Do this
Reproduce the listing word for word. Skip any image.
--------------------------------
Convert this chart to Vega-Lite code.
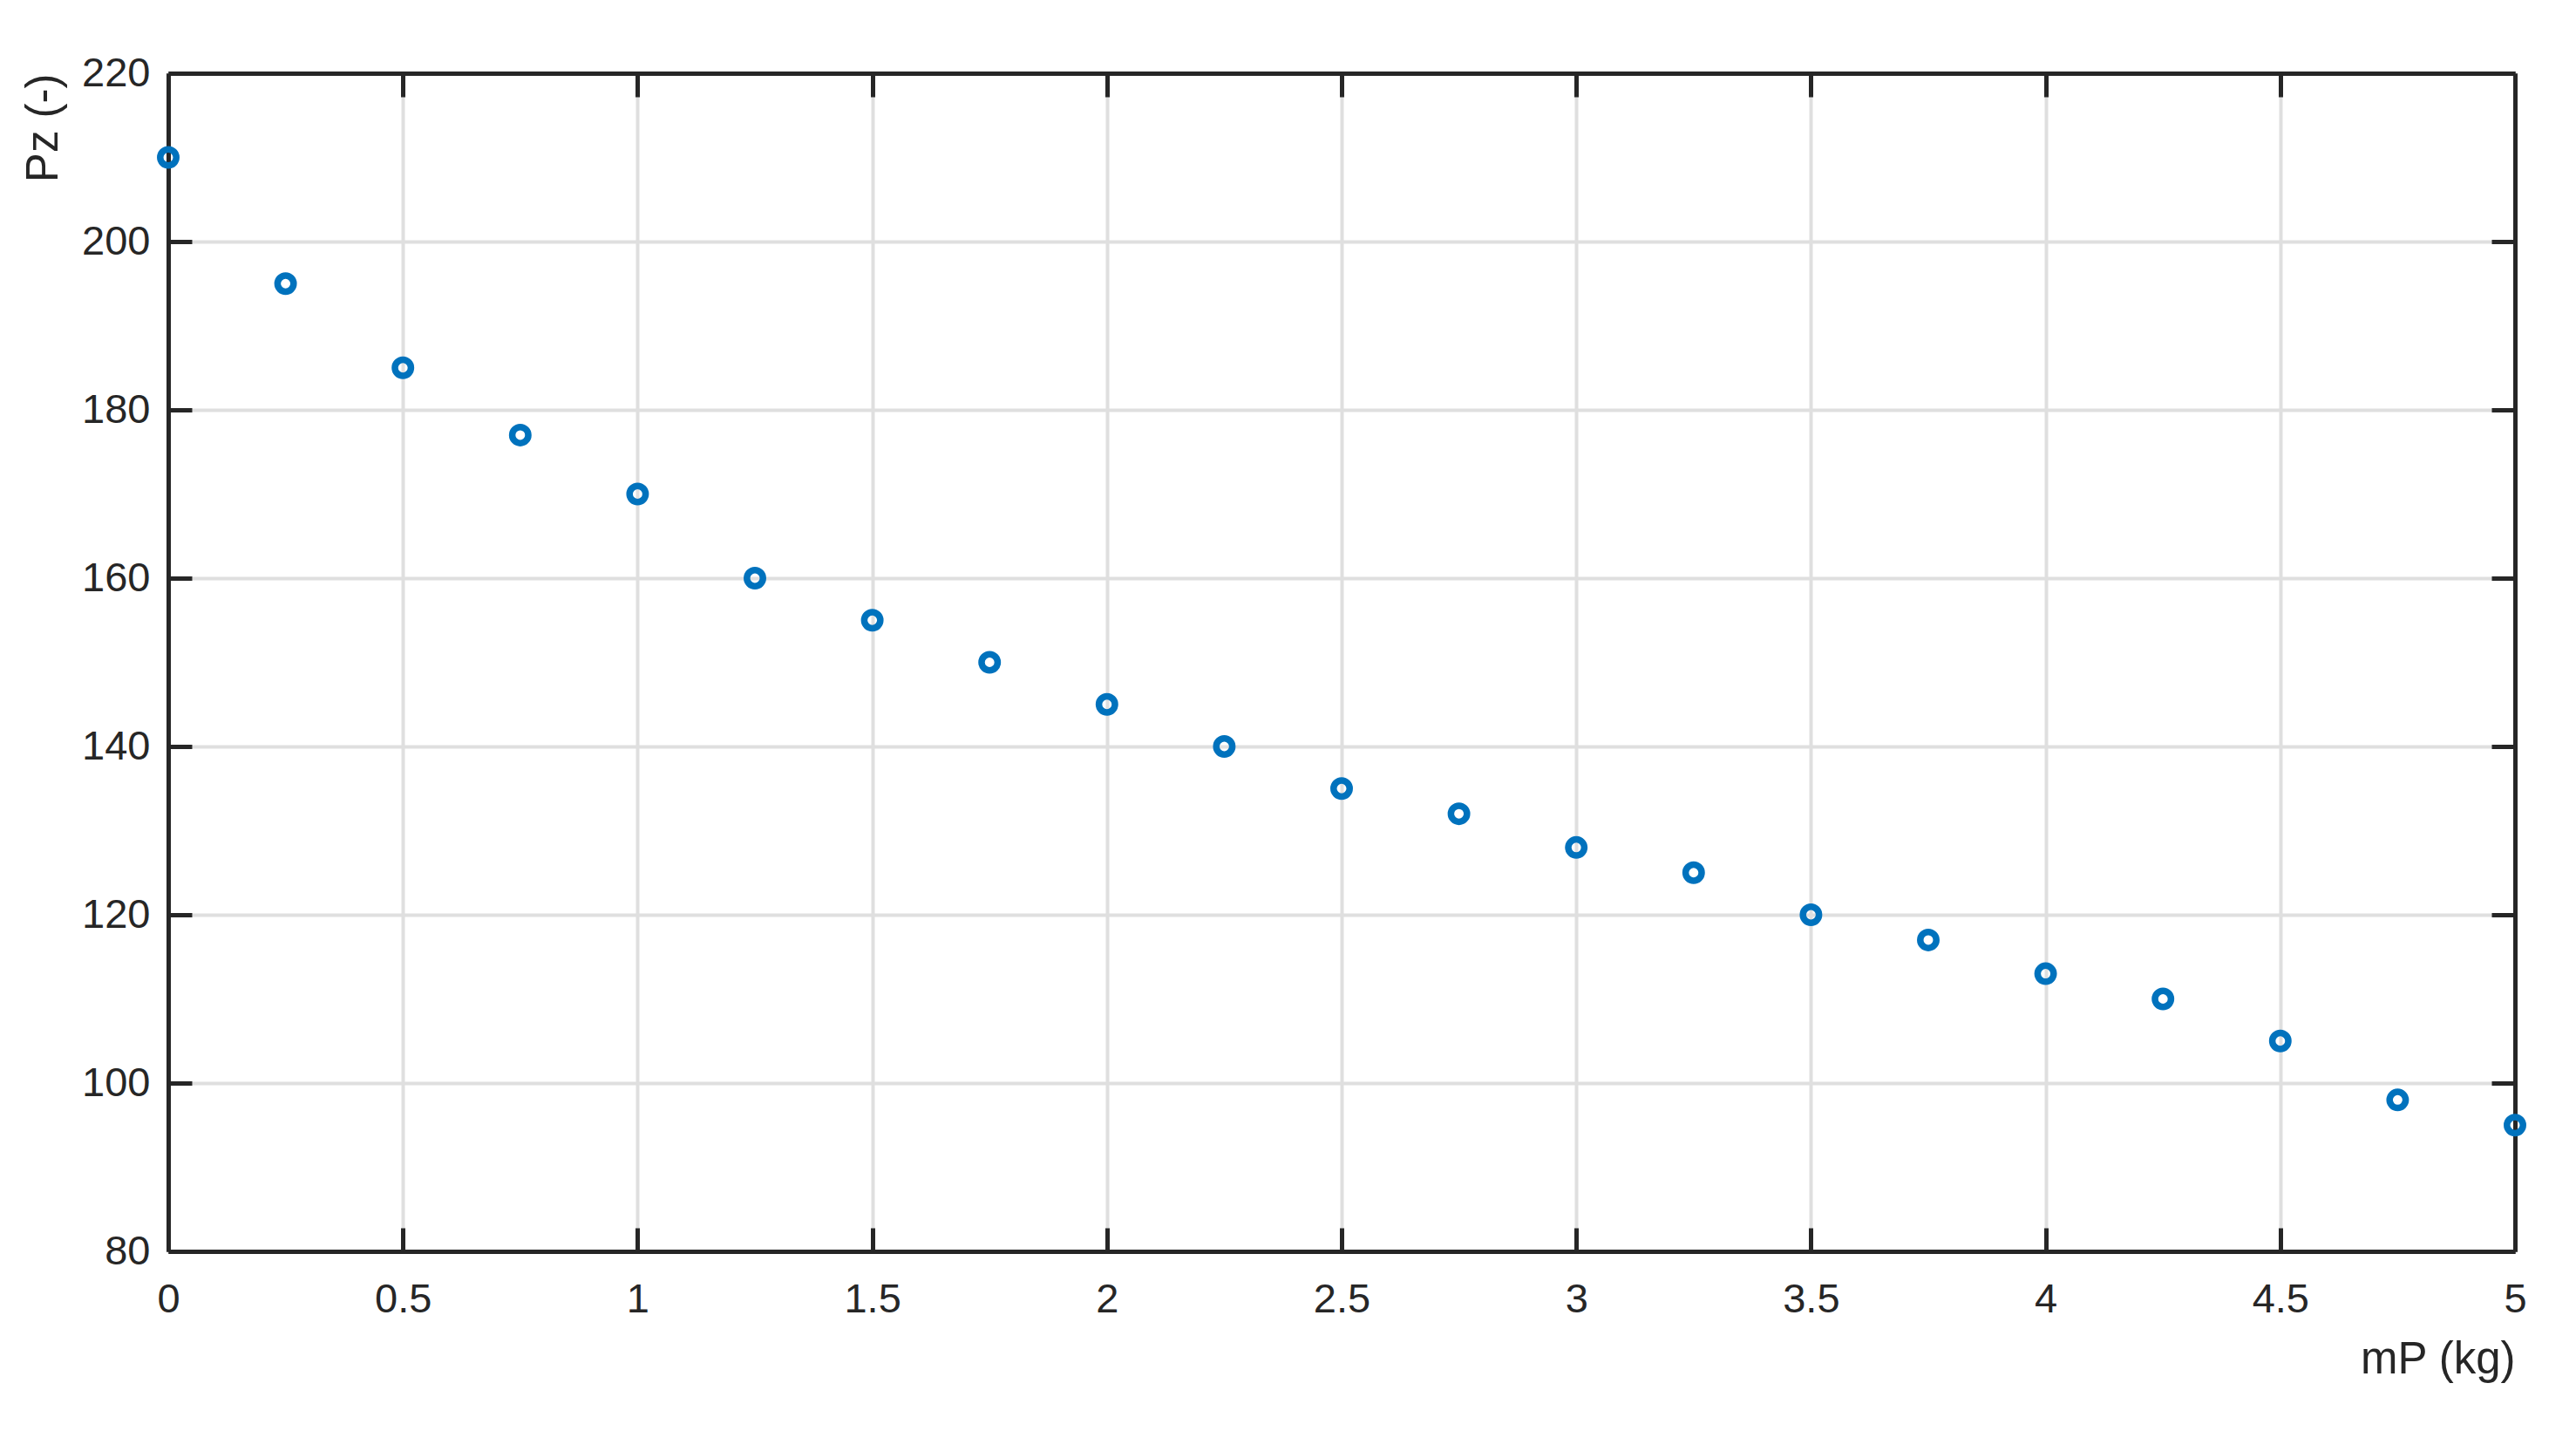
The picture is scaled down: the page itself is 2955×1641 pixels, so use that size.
{
  "$schema": "https://vega.github.io/schema/vega-lite/v6.json",
  "width": 2692,
  "height": 1351,
  "autosize": {"type": "none"},
  "padding": {"left": 193, "top": 84, "right": 70, "bottom": 206},
  "background": "white",
  "config": {
    "view": {"stroke": null},
    "font": "Liberation Sans",
    "axis": {
      "domainColor": "#262626",
      "domainWidth": 5,
      "tickColor": "#262626",
      "tickWidth": 5,
      "tickSize": -27,
      "gridColor": "#dfdfdf",
      "gridWidth": 4,
      "labelColor": "#262626",
      "labelFontSize": 47,
      "labelFont": "Liberation Sans",
      "labelFlush": false,
      "labelOverlap": false,
      "titleColor": "#262626",
      "titleFont": "Liberation Sans",
      "titleFontSize": 51,
      "titleFontWeight": "normal"
    }
  },
  "data": {
    "values": [
      {"mP": 0, "Pz": 210},
      {"mP": 0.25, "Pz": 195},
      {"mP": 0.5, "Pz": 185},
      {"mP": 0.75, "Pz": 177},
      {"mP": 1, "Pz": 170},
      {"mP": 1.25, "Pz": 160},
      {"mP": 1.5, "Pz": 155},
      {"mP": 1.75, "Pz": 150},
      {"mP": 2, "Pz": 145},
      {"mP": 2.25, "Pz": 140},
      {"mP": 2.5, "Pz": 135},
      {"mP": 2.75, "Pz": 132},
      {"mP": 3, "Pz": 128},
      {"mP": 3.25, "Pz": 125},
      {"mP": 3.5, "Pz": 120},
      {"mP": 3.75, "Pz": 117},
      {"mP": 4, "Pz": 113},
      {"mP": 4.25, "Pz": 110},
      {"mP": 4.5, "Pz": 105},
      {"mP": 4.75, "Pz": 98},
      {"mP": 5, "Pz": 95}
    ]
  },
  "resolve": {"axis": {"x": "independent", "y": "independent"}},
  "layer": [
    {
      "mark": {"type": "point", "opacity": 0, "clip": false},
      "encoding": {
        "x": {"field": "mP", "type": "quantitative",
              "scale": {"domain": [0, 5], "nice": false, "zero": false},
              "axis": {"orient": "top", "labels": false, "grid": false, "title": null, "values": [0,0.5,1,1.5,2,2.5,3,3.5,4,4.5,5]}},
        "y": {"field": "Pz", "type": "quantitative",
              "scale": {"domain": [80, 220], "nice": false, "zero": false},
              "axis": {"orient": "right", "labels": false, "grid": false, "title": null, "values": [80,100,120,140,160,180,200,220]}}
      }
    },
    {
      "mark": {"type": "point", "filled": false, "color": "#0072BD", "strokeWidth": 7.5, "size": 340, "opacity": 1, "clip": false},
      "encoding": {
        "x": {"field": "mP", "type": "quantitative",
              "scale": {"domain": [0, 5], "nice": false, "zero": false},
              "axis": {"orient": "bottom", "title": "mP (kg)", "titleAnchor": "end", "format": "~g", "grid": true, "labelPadding": 59, "titlePadding": 21, "values": [0,0.5,1,1.5,2,2.5,3,3.5,4,4.5,5], "zindex": 0}},
        "y": {"field": "Pz", "type": "quantitative",
              "scale": {"domain": [80, 220], "nice": false, "zero": false},
              "axis": {"orient": "left", "title": "Pz (-)", "titleAnchor": "end", "grid": true, "labelPadding": 48, "titlePadding": 17, "values": [80,100,120,140,160,180,200,220], "zindex": 0}}
      }
    }
  ]
}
--------------------------------
Reply to the task
Convert this chart to Vega-Lite code.
The picture is scaled down: the page itself is 2955×1641 pixels, so use that size.
{
  "$schema": "https://vega.github.io/schema/vega-lite/v6.json",
  "width": 2692,
  "height": 1351,
  "autosize": {"type": "none"},
  "padding": {"left": 193, "top": 84, "right": 70, "bottom": 206},
  "background": "white",
  "config": {
    "view": {"stroke": null},
    "font": "Liberation Sans",
    "axis": {
      "domainColor": "#262626",
      "domainWidth": 5,
      "tickColor": "#262626",
      "tickWidth": 5,
      "tickSize": -27,
      "gridColor": "#dfdfdf",
      "gridWidth": 4,
      "labelColor": "#262626",
      "labelFontSize": 47,
      "labelFont": "Liberation Sans",
      "labelFlush": false,
      "labelOverlap": false,
      "titleColor": "#262626",
      "titleFont": "Liberation Sans",
      "titleFontSize": 51,
      "titleFontWeight": "normal"
    }
  },
  "data": {
    "values": [
      {"mP": 0, "Pz": 210},
      {"mP": 0.25, "Pz": 195},
      {"mP": 0.5, "Pz": 185},
      {"mP": 0.75, "Pz": 177},
      {"mP": 1, "Pz": 170},
      {"mP": 1.25, "Pz": 160},
      {"mP": 1.5, "Pz": 155},
      {"mP": 1.75, "Pz": 150},
      {"mP": 2, "Pz": 145},
      {"mP": 2.25, "Pz": 140},
      {"mP": 2.5, "Pz": 135},
      {"mP": 2.75, "Pz": 132},
      {"mP": 3, "Pz": 128},
      {"mP": 3.25, "Pz": 125},
      {"mP": 3.5, "Pz": 120},
      {"mP": 3.75, "Pz": 117},
      {"mP": 4, "Pz": 113},
      {"mP": 4.25, "Pz": 110},
      {"mP": 4.5, "Pz": 105},
      {"mP": 4.75, "Pz": 98},
      {"mP": 5, "Pz": 95}
    ]
  },
  "resolve": {"axis": {"x": "independent", "y": "independent"}},
  "layer": [
    {
      "mark": {"type": "point", "opacity": 0, "clip": false},
      "encoding": {
        "x": {"field": "mP", "type": "quantitative",
              "scale": {"domain": [0, 5], "nice": false, "zero": false},
              "axis": {"orient": "top", "labels": false, "grid": false, "title": null, "values": [0,0.5,1,1.5,2,2.5,3,3.5,4,4.5,5]}},
        "y": {"field": "Pz", "type": "quantitative",
              "scale": {"domain": [80, 220], "nice": false, "zero": false},
              "axis": {"orient": "right", "labels": false, "grid": false, "title": null, "values": [80,100,120,140,160,180,200,220]}}
      }
    },
    {
      "mark": {"type": "point", "filled": false, "color": "#0072BD", "strokeWidth": 7.5, "size": 340, "opacity": 1, "clip": false},
      "encoding": {
        "x": {"field": "mP", "type": "quantitative",
              "scale": {"domain": [0, 5], "nice": false, "zero": false},
              "axis": {"orient": "bottom", "title": "mP (kg)", "titleAnchor": "end", "format": "~g", "grid": true, "labelPadding": 59, "titlePadding": 21, "values": [0,0.5,1,1.5,2,2.5,3,3.5,4,4.5,5], "zindex": 0}},
        "y": {"field": "Pz", "type": "quantitative",
              "scale": {"domain": [80, 220], "nice": false, "zero": false},
              "axis": {"orient": "left", "title": "Pz (-)", "titleAnchor": "end", "grid": true, "labelPadding": 48, "titlePadding": 17, "values": [80,100,120,140,160,180,200,220], "zindex": 0}}
      }
    }
  ]
}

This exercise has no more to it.